### Work instructions
Below are some records. Copy every line in them that holds "this".

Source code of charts
────

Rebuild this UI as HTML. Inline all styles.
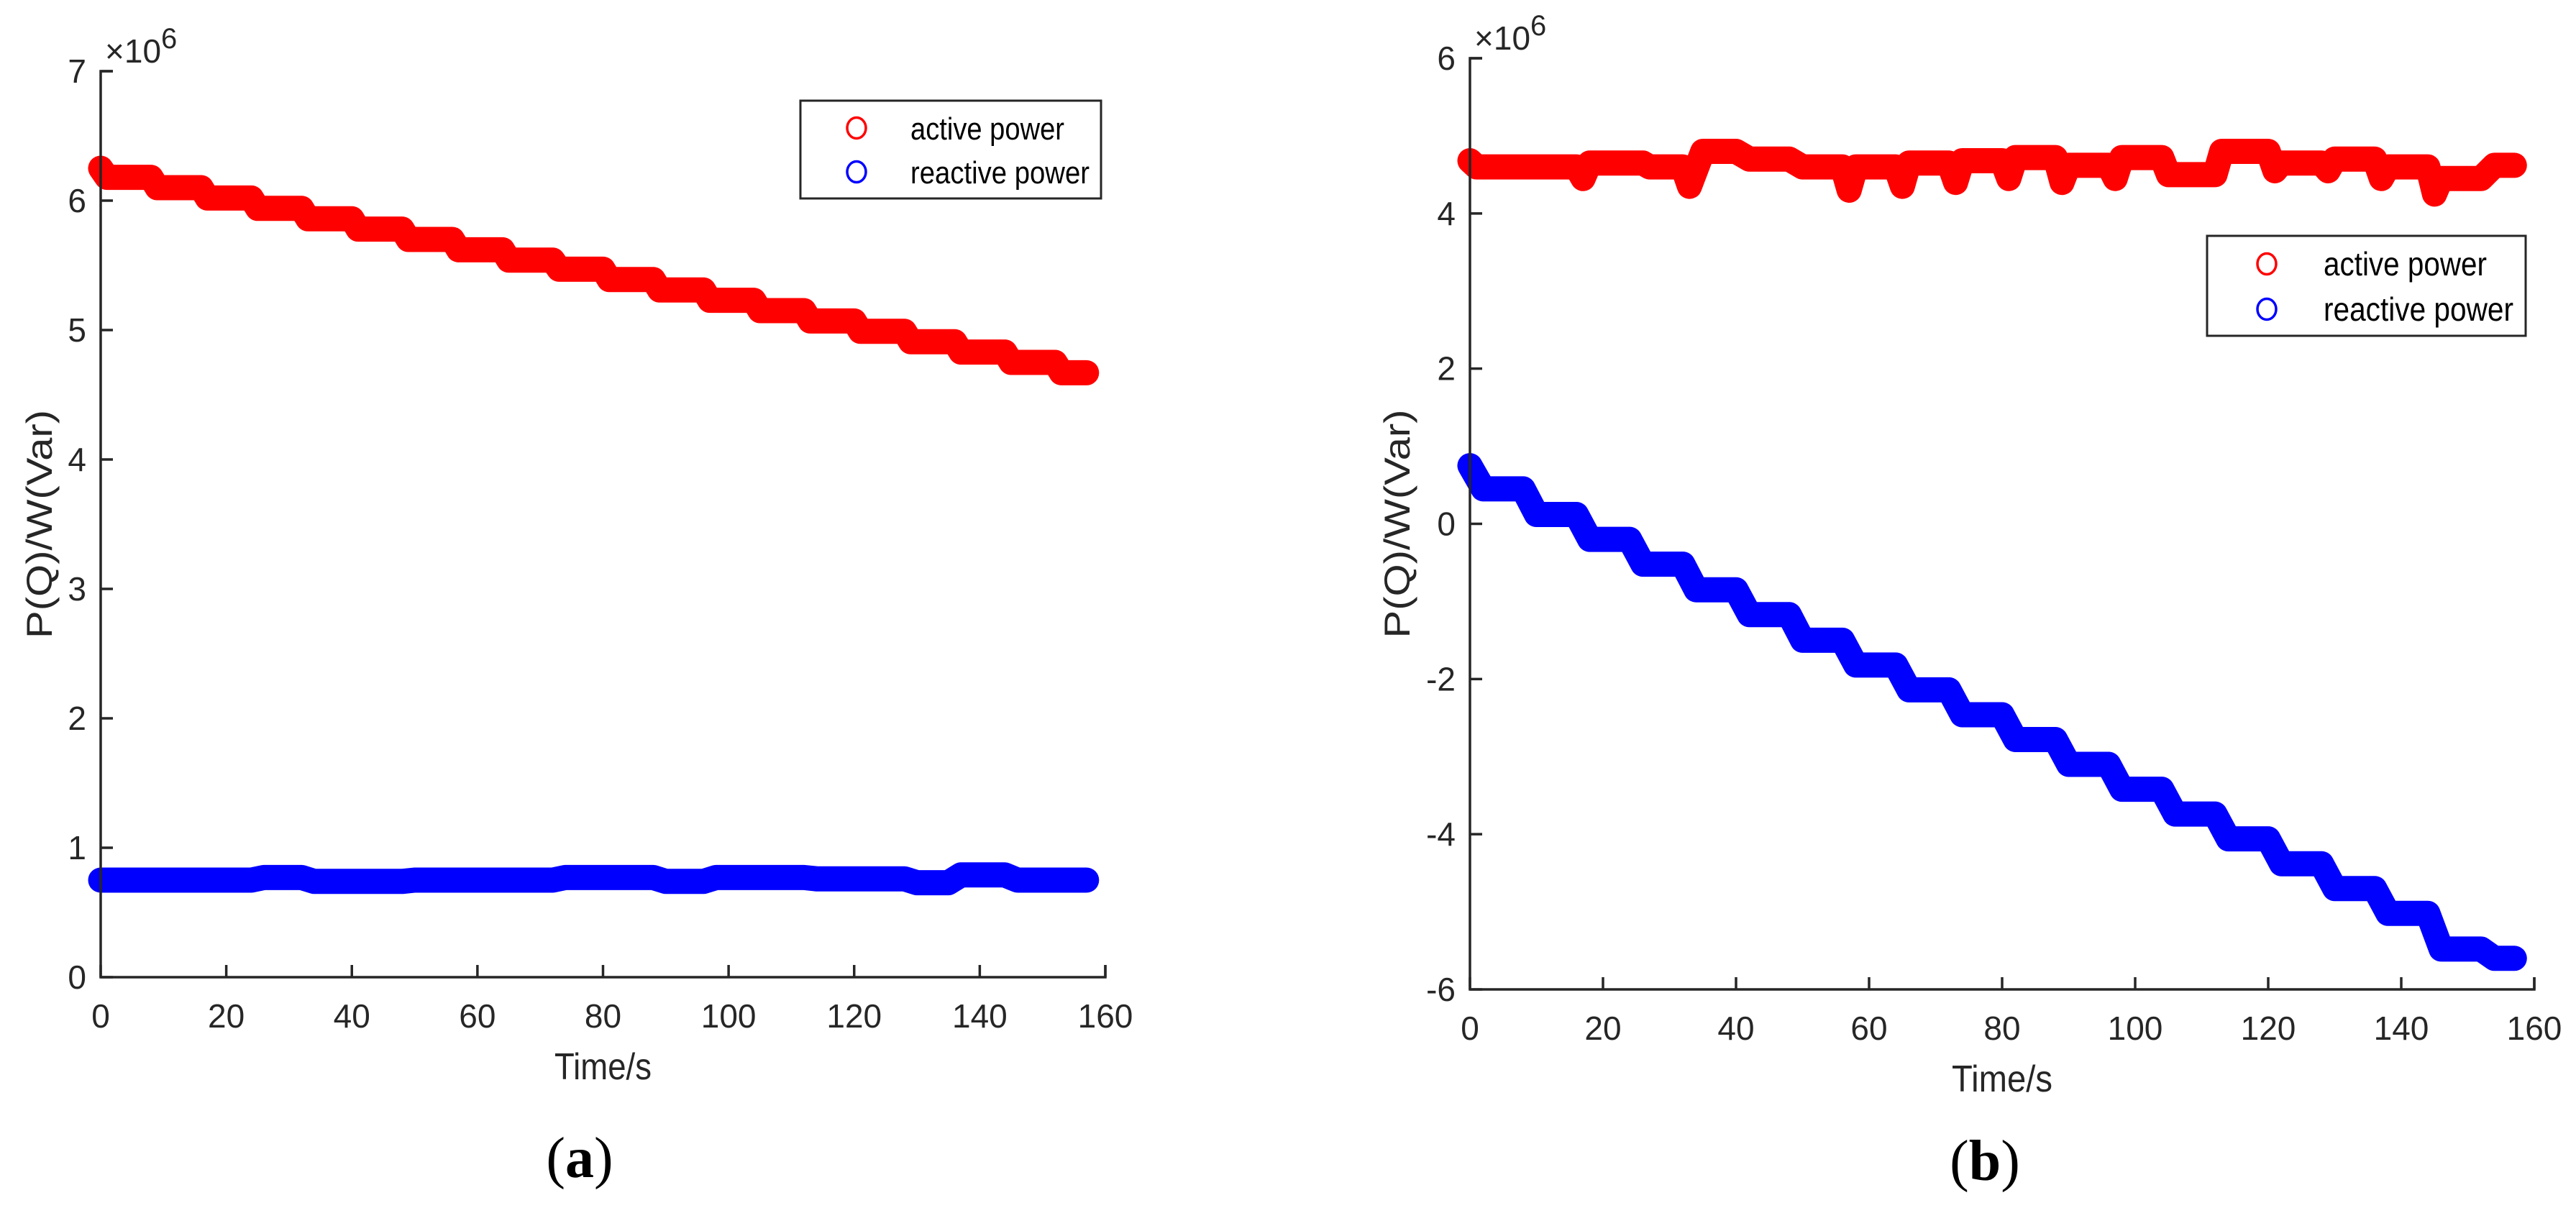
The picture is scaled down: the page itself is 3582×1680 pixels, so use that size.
<!DOCTYPE html>
<html><head><meta charset="utf-8"><style>
html,body{margin:0;padding:0;background:#fff;}
svg{display:block;}
text{font-family:"Liberation Sans",Arial,sans-serif;fill:#262626;}
</style></head>
<body>
<svg id="fig" width="3582" height="1680" viewBox="0 0 3582 1680" xmlns="http://www.w3.org/2000/svg">
<g id="panelA"></g>
<g id="panelB"></g>
<text x="806" y="1637" text-anchor="middle" style="font-family:'Liberation Serif',serif;font-size:80px;fill:#000">(<tspan font-weight="bold">a</tspan>)</text>
<text x="2760" y="1641" text-anchor="middle" style="font-family:'Liberation Serif',serif;font-size:80px;fill:#000">(<tspan font-weight="bold">b</tspan>)</text>
</svg>
<script>
// ---- Panel (a) data ----
const xTicksA = [0,20,40,60,80,100,120,140,160];
const yTicksA = [0,1,2,3,4,5,6,7];
const activeTimeA = [0,1,8,9,16,17,24,25,32,33,40,41,48,49,56,57,64,65,72,73,80,81,88,89,96,97,104,105,112,113,120,121,128,129,136,137,144,145,152,153,157];
const activeValA  = [6.25,6.18,6.18,6.10,6.10,6.02,6.02,5.94,5.94,5.86,5.86,5.78,5.78,5.70,5.70,5.62,5.62,5.54,5.54,5.47,5.47,5.39,5.39,5.31,5.31,5.23,5.23,5.15,5.15,5.07,5.07,4.99,4.99,4.91,4.91,4.83,4.83,4.75,4.75,4.67,4.67];
const reactTimeA = [0,24,26,32,34,48,50,72,74,88,90,96,98,112,114,128,130,135,137,144,146,157];
const reactValA  = [0.75,0.75,0.77,0.77,0.74,0.74,0.75,0.75,0.77,0.77,0.74,0.74,0.77,0.77,0.76,0.76,0.73,0.73,0.79,0.79,0.75,0.75];

// ---- Panel (b) data ----
const xTicksB = [0,20,40,60,80,100,120,140,160];
const yTicksB = [-6,-4,-2,0,2,4,6];
const activeTimeB = [0,1,16,17,18,26,27,32,33,35,40,42,48,50,56,57,58,64,65,66,72,73,74,80,81,82,88,89,90,96,97,98,104,105,112,113,120,121,122,128,129,130,136,137,138,144,145,146,152,154,157];
const activeValB  = [4.68,4.6,4.6,4.45,4.65,4.65,4.6,4.6,4.35,4.8,4.8,4.7,4.7,4.6,4.6,4.3,4.6,4.6,4.35,4.65,4.65,4.4,4.68,4.68,4.45,4.72,4.72,4.4,4.62,4.62,4.45,4.72,4.72,4.5,4.5,4.8,4.8,4.55,4.65,4.65,4.55,4.7,4.7,4.45,4.6,4.6,4.25,4.45,4.45,4.62,4.62];
const reactTimeB = [0,2,8,10,16,18,24,26,32,34,40,42,48,50,56,58,64,66,72,74,80,82,88,90,96,98,104,106,112,114,120,122,128,130,136,138,144,146,152,154,157];
const reactValB  = [0.75,0.45,0.45,0.12,0.12,-0.2,-0.2,-0.52,-0.52,-0.85,-0.85,-1.17,-1.17,-1.5,-1.5,-1.82,-1.82,-2.14,-2.14,-2.46,-2.46,-2.78,-2.78,-3.1,-3.1,-3.42,-3.42,-3.74,-3.74,-4.06,-4.06,-4.38,-4.38,-4.7,-4.7,-5.02,-5.02,-5.48,-5.48,-5.6,-5.6];

const NS = 'http://www.w3.org/2000/svg';
function mk(parent, tag, attrs){
  const e = document.createElementNS(NS, tag);
  for (const k in attrs) e.setAttribute(k, attrs[k]);
  parent.appendChild(e);
  return e;
}

function drawPanel(g, cfg){
  const {x0,x1,y0,y1,xmin,xmax,ymin,ymax,xTicks,yTicks,series,legend,ylabelX,prefix,xtW} = cfg;
  const sx = v => x0 + (v - xmin) / (xmax - xmin) * (x1 - x0);
  const sy = v => y0 - (v - ymin) / (ymax - ymin) * (y0 - y1);

  series.forEach(s => {
    let d = '';
    s.t.forEach((t,i) => { d += (i ? 'L' : 'M') + sx(t).toFixed(1) + ' ' + sy(s.v[i]).toFixed(1); });
    const p = mk(g, 'path', {d: d, fill:'none', stroke:s.color, 'stroke-width':35, 'stroke-linecap':'round', 'stroke-linejoin':'round'});
    
    
  });

  const ax = mk(g, 'path', {d:`M${x0+17} ${y1}H${x0}V${y0}H${x1}V${y0-17}`, fill:'none', stroke:'#262626', 'stroke-width':3.5});
  
  

  xTicks.forEach(t => {
    const x = sx(t);
    const tk = mk(g, 'line', {x1:x, x2:x, y1:y0, y2:y0-17, stroke:'#262626', 'stroke-width':3.5});
    
    
    const lb = mk(g, 'text', {x:x, y:y0+70, 'text-anchor':'middle', 'font-size':46});
    lb.textContent = t;
    
    
  });
  yTicks.forEach(t => {
    const y = sy(t);
    const tk = mk(g, 'line', {x1:x0, x2:x0+17, y1:y, y2:y, stroke:'#262626', 'stroke-width':3.5});
    
    
    const lb = mk(g, 'text', {x:x0-20, y:y+16, 'text-anchor':'end', 'font-size':46});
    lb.textContent = t;
    
    
  });

  const ex = mk(g, 'text', {x:x0+6, y:y1-12, 'font-size':46});
  ex.innerHTML = '×10<tspan dy="-20" font-size="40">6</tspan>';
  
  

  const xl = mk(g, 'text', {x:(x0+x1)/2, y:y0+142, 'text-anchor':'middle', 'font-size':52, textLength:xtW, lengthAdjust:'spacingAndGlyphs'});
  xl.textContent = 'Time/s';
  
  
  const ym = (y0+y1)/2;
  const yl = mk(g, 'text', {x:ylabelX, y:ym, 'text-anchor':'middle', 'font-size':50, textLength:318, lengthAdjust:'spacingAndGlyphs', transform:`rotate(-90 ${ylabelX} ${ym})`});
  yl.textContent = 'P(Q)/W(Var)';
  
  

  const L = legend;
  const lg = mk(g, 'g', {});
  
  
  mk(lg, 'rect', {x:L.x, y:L.y, width:L.w, height:L.h, fill:'#fff', stroke:'#262626', 'stroke-width':3});
  series.forEach((s,i) => {
    const cy = L.y + L.r0 + i*L.dy;
    const c = mk(lg, 'ellipse', {cx:L.mx, cy:cy, rx:13, ry:14.5, fill:'none', stroke:s.color, 'stroke-width':3.5});
    
    
    const t = mk(lg, 'text', {x:L.tx, y:cy+16, 'font-size':L.fs, style:'fill:#000', textLength:L.tw[i], lengthAdjust:'spacingAndGlyphs'});
    t.textContent = s.label;
    
    
  });
}

drawPanel(document.getElementById('panelA'), {
  prefix:'panel-a', x0:140, x1:1537, y0:1359, y1:99, xmin:0, xmax:160, ymin:0, ymax:7,
  xTicks:xTicksA, yTicks:yTicksA, ylabelX:72, xtW:135,
  series:[
    {t:activeTimeA, v:activeValA, color:'#ff0000', name:'active-power-series-a', key:'active', label:'active power'},
    {t:reactTimeA, v:reactValA, color:'#0000ff', name:'reactive-power-series-a', key:'reactive', label:'reactive power'}
  ],
  legend:{x:1113, y:140, w:418, h:136, mx:1191, tx:1266, r0:38, dy:61, fs:44, tw:[214,249]}
});
drawPanel(document.getElementById('panelB'), {
  prefix:'panel-b', x0:2044, x1:3524, y0:1376, y1:81, xmin:0, xmax:160, ymin:-6, ymax:6,
  xTicks:xTicksB, yTicks:yTicksB, ylabelX:1960, xtW:140,
  series:[
    {t:activeTimeB, v:activeValB, color:'#ff0000', name:'active-power-series-b', key:'active', label:'active power'},
    {t:reactTimeB, v:reactValB, color:'#0000ff', name:'reactive-power-series-b', key:'reactive', label:'reactive power'}
  ],
  legend:{x:3069, y:328, w:443, h:139, mx:3152, tx:3231, r0:39, dy:63, fs:46, tw:[227,264]}
});
</script>
</body></html>
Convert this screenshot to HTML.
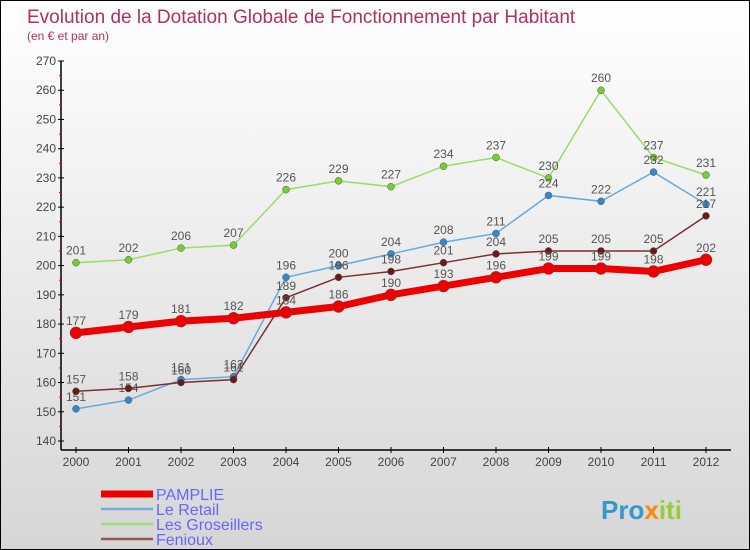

────

### Completed exercise
Rebuild this UI as HTML. Inline all styles.
Convert this screenshot to HTML.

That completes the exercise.